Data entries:
<<<<
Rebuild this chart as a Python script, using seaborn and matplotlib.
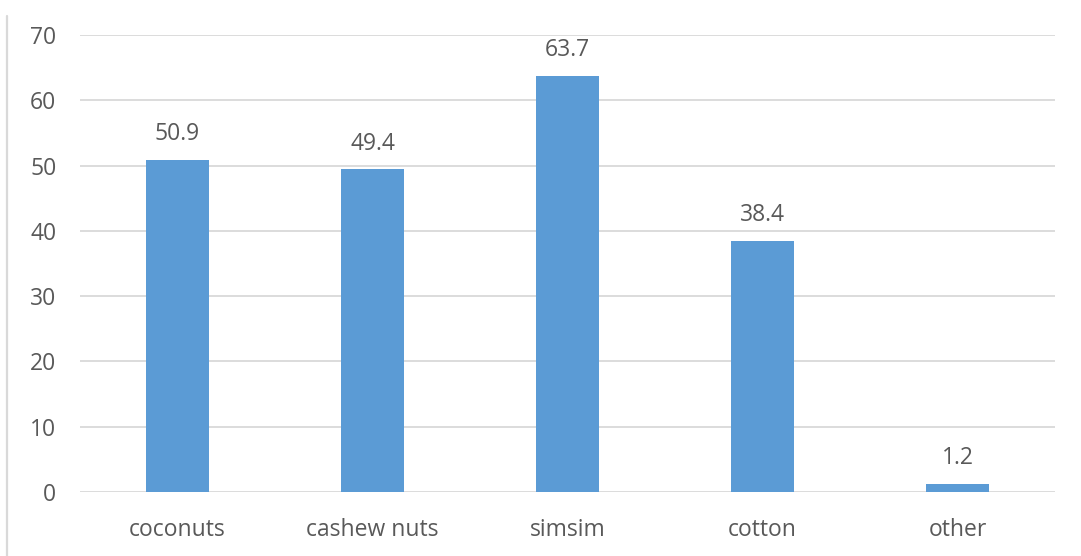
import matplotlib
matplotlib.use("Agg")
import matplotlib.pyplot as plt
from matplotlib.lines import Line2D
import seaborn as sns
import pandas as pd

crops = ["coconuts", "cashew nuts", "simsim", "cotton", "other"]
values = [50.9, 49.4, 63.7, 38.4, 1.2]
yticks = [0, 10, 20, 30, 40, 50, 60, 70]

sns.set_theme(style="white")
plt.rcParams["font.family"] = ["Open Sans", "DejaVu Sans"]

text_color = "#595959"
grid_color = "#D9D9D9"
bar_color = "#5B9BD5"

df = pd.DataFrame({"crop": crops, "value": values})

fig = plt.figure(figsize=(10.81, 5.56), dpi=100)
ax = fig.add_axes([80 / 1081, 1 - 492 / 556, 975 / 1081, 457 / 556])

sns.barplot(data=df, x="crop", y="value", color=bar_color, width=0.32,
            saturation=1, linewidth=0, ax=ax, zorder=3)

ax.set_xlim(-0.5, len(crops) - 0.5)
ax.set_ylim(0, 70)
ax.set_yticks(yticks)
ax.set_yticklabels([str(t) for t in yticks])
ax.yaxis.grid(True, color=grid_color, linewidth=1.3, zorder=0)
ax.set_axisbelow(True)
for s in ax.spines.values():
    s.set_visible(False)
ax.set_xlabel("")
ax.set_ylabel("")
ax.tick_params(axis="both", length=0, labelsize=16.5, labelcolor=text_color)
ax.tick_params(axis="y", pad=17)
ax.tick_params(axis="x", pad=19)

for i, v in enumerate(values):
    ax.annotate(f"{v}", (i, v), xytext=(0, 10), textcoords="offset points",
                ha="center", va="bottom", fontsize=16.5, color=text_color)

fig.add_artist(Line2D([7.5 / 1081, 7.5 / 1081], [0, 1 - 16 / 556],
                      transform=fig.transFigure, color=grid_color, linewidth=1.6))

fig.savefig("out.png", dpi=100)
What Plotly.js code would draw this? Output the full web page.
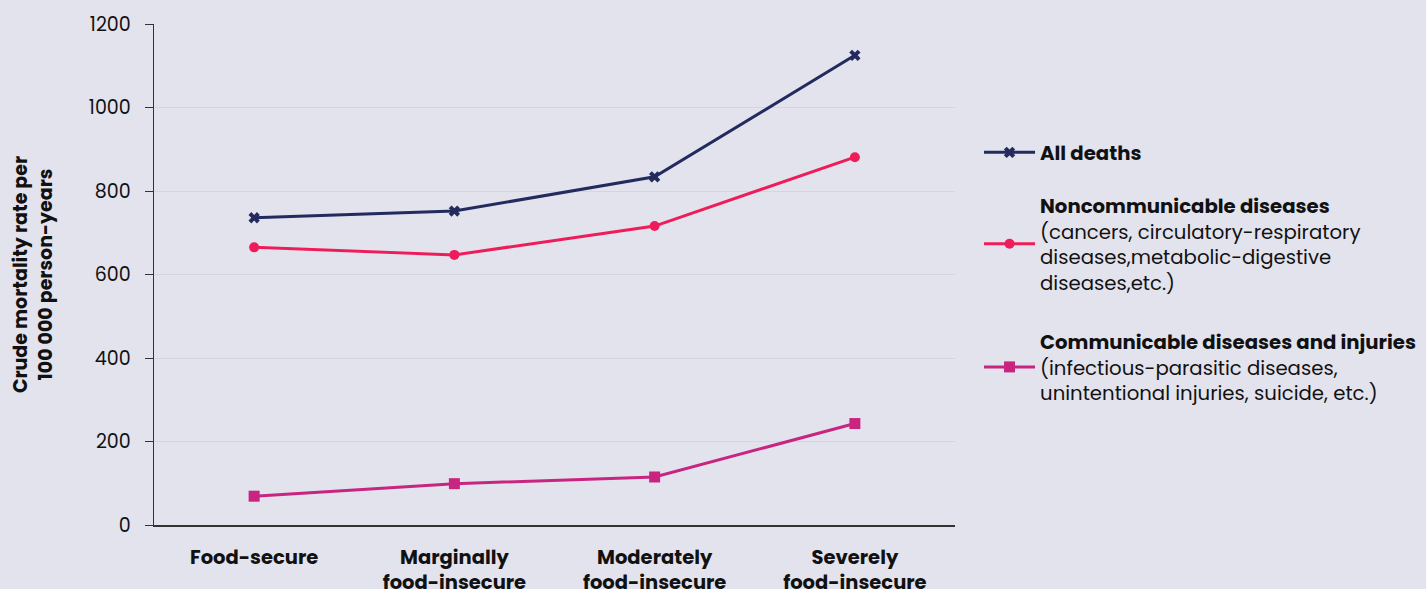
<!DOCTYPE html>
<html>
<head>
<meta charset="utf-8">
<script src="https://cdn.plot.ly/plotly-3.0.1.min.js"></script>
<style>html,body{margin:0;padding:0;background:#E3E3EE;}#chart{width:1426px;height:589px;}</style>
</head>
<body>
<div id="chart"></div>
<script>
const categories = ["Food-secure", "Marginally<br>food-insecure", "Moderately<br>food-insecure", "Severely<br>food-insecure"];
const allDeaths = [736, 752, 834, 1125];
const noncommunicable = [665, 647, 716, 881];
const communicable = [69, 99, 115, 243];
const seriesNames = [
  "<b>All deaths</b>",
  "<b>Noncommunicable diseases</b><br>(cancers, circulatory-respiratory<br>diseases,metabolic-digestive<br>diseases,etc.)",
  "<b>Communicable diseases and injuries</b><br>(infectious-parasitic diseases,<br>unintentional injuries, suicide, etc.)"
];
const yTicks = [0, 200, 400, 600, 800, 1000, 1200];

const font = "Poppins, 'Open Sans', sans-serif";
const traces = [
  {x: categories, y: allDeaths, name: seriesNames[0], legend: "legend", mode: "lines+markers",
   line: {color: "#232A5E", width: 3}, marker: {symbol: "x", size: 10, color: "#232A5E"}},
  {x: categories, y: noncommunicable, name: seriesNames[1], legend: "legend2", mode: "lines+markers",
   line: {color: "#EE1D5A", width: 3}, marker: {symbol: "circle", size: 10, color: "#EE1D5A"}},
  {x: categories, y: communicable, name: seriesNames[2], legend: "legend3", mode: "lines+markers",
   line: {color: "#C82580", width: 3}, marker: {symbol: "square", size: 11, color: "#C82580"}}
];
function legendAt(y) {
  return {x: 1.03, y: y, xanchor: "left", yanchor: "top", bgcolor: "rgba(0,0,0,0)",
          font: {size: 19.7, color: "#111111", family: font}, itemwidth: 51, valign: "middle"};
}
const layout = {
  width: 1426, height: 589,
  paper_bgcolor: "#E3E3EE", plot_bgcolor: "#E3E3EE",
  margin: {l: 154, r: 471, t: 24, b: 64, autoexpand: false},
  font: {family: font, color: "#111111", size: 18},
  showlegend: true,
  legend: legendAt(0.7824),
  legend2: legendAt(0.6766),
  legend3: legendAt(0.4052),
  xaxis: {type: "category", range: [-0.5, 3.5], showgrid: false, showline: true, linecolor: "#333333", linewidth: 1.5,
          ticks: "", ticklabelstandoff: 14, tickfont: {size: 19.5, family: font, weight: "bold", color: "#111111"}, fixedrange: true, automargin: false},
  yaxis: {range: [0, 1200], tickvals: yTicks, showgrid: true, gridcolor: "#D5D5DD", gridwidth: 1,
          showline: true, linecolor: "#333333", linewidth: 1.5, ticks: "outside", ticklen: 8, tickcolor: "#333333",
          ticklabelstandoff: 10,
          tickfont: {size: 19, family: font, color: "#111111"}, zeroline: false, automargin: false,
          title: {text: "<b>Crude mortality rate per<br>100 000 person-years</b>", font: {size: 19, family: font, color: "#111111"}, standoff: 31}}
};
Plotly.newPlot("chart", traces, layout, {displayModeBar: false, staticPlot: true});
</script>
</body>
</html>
>>>>
● Instructions for the task:
Copy out all of the material exactly as written, without its pictures.

● Expected output:
Rebuild this chart as a Python script, using seaborn and matplotlib.
import matplotlib
matplotlib.use("Agg")
import matplotlib.pyplot as plt
from matplotlib.lines import Line2D
import seaborn as sns
import pandas as pd

crops = ["coconuts", "cashew nuts", "simsim", "cotton", "other"]
values = [50.9, 49.4, 63.7, 38.4, 1.2]
yticks = [0, 10, 20, 30, 40, 50, 60, 70]

sns.set_theme(style="white")
plt.rcParams["font.family"] = ["Open Sans", "DejaVu Sans"]

text_color = "#595959"
grid_color = "#D9D9D9"
bar_color = "#5B9BD5"

df = pd.DataFrame({"crop": crops, "value": values})

fig = plt.figure(figsize=(10.81, 5.56), dpi=100)
ax = fig.add_axes([80 / 1081, 1 - 492 / 556, 975 / 1081, 457 / 556])

sns.barplot(data=df, x="crop", y="value", color=bar_color, width=0.32,
            saturation=1, linewidth=0, ax=ax, zorder=3)

ax.set_xlim(-0.5, len(crops) - 0.5)
ax.set_ylim(0, 70)
ax.set_yticks(yticks)
ax.set_yticklabels([str(t) for t in yticks])
ax.yaxis.grid(True, color=grid_color, linewidth=1.3, zorder=0)
ax.set_axisbelow(True)
for s in ax.spines.values():
    s.set_visible(False)
ax.set_xlabel("")
ax.set_ylabel("")
ax.tick_params(axis="both", length=0, labelsize=16.5, labelcolor=text_color)
ax.tick_params(axis="y", pad=17)
ax.tick_params(axis="x", pad=19)

for i, v in enumerate(values):
    ax.annotate(f"{v}", (i, v), xytext=(0, 10), textcoords="offset points",
                ha="center", va="bottom", fontsize=16.5, color=text_color)

fig.add_artist(Line2D([7.5 / 1081, 7.5 / 1081], [0, 1 - 16 / 556],
                      transform=fig.transFigure, color=grid_color, linewidth=1.6))

fig.savefig("out.png", dpi=100)
What Plotly.js code would draw this? Output the full web page.
<!DOCTYPE html>
<html>
<head>
<meta charset="utf-8">
<script src="https://cdn.plot.ly/plotly-3.0.1.min.js"></script>
<style>html,body{margin:0;padding:0;background:#E3E3EE;}#chart{width:1426px;height:589px;}</style>
</head>
<body>
<div id="chart"></div>
<script>
const categories = ["Food-secure", "Marginally<br>food-insecure", "Moderately<br>food-insecure", "Severely<br>food-insecure"];
const allDeaths = [736, 752, 834, 1125];
const noncommunicable = [665, 647, 716, 881];
const communicable = [69, 99, 115, 243];
const seriesNames = [
  "<b>All deaths</b>",
  "<b>Noncommunicable diseases</b><br>(cancers, circulatory-respiratory<br>diseases,metabolic-digestive<br>diseases,etc.)",
  "<b>Communicable diseases and injuries</b><br>(infectious-parasitic diseases,<br>unintentional injuries, suicide, etc.)"
];
const yTicks = [0, 200, 400, 600, 800, 1000, 1200];

const font = "Poppins, 'Open Sans', sans-serif";
const traces = [
  {x: categories, y: allDeaths, name: seriesNames[0], legend: "legend", mode: "lines+markers",
   line: {color: "#232A5E", width: 3}, marker: {symbol: "x", size: 10, color: "#232A5E"}},
  {x: categories, y: noncommunicable, name: seriesNames[1], legend: "legend2", mode: "lines+markers",
   line: {color: "#EE1D5A", width: 3}, marker: {symbol: "circle", size: 10, color: "#EE1D5A"}},
  {x: categories, y: communicable, name: seriesNames[2], legend: "legend3", mode: "lines+markers",
   line: {color: "#C82580", width: 3}, marker: {symbol: "square", size: 11, color: "#C82580"}}
];
function legendAt(y) {
  return {x: 1.03, y: y, xanchor: "left", yanchor: "top", bgcolor: "rgba(0,0,0,0)",
          font: {size: 19.7, color: "#111111", family: font}, itemwidth: 51, valign: "middle"};
}
const layout = {
  width: 1426, height: 589,
  paper_bgcolor: "#E3E3EE", plot_bgcolor: "#E3E3EE",
  margin: {l: 154, r: 471, t: 24, b: 64, autoexpand: false},
  font: {family: font, color: "#111111", size: 18},
  showlegend: true,
  legend: legendAt(0.7824),
  legend2: legendAt(0.6766),
  legend3: legendAt(0.4052),
  xaxis: {type: "category", range: [-0.5, 3.5], showgrid: false, showline: true, linecolor: "#333333", linewidth: 1.5,
          ticks: "", ticklabelstandoff: 14, tickfont: {size: 19.5, family: font, weight: "bold", color: "#111111"}, fixedrange: true, automargin: false},
  yaxis: {range: [0, 1200], tickvals: yTicks, showgrid: true, gridcolor: "#D5D5DD", gridwidth: 1,
          showline: true, linecolor: "#333333", linewidth: 1.5, ticks: "outside", ticklen: 8, tickcolor: "#333333",
          ticklabelstandoff: 10,
          tickfont: {size: 19, family: font, color: "#111111"}, zeroline: false, automargin: false,
          title: {text: "<b>Crude mortality rate per<br>100 000 person-years</b>", font: {size: 19, family: font, color: "#111111"}, standoff: 31}}
};
Plotly.newPlot("chart", traces, layout, {displayModeBar: false, staticPlot: true});
</script>
</body>
</html>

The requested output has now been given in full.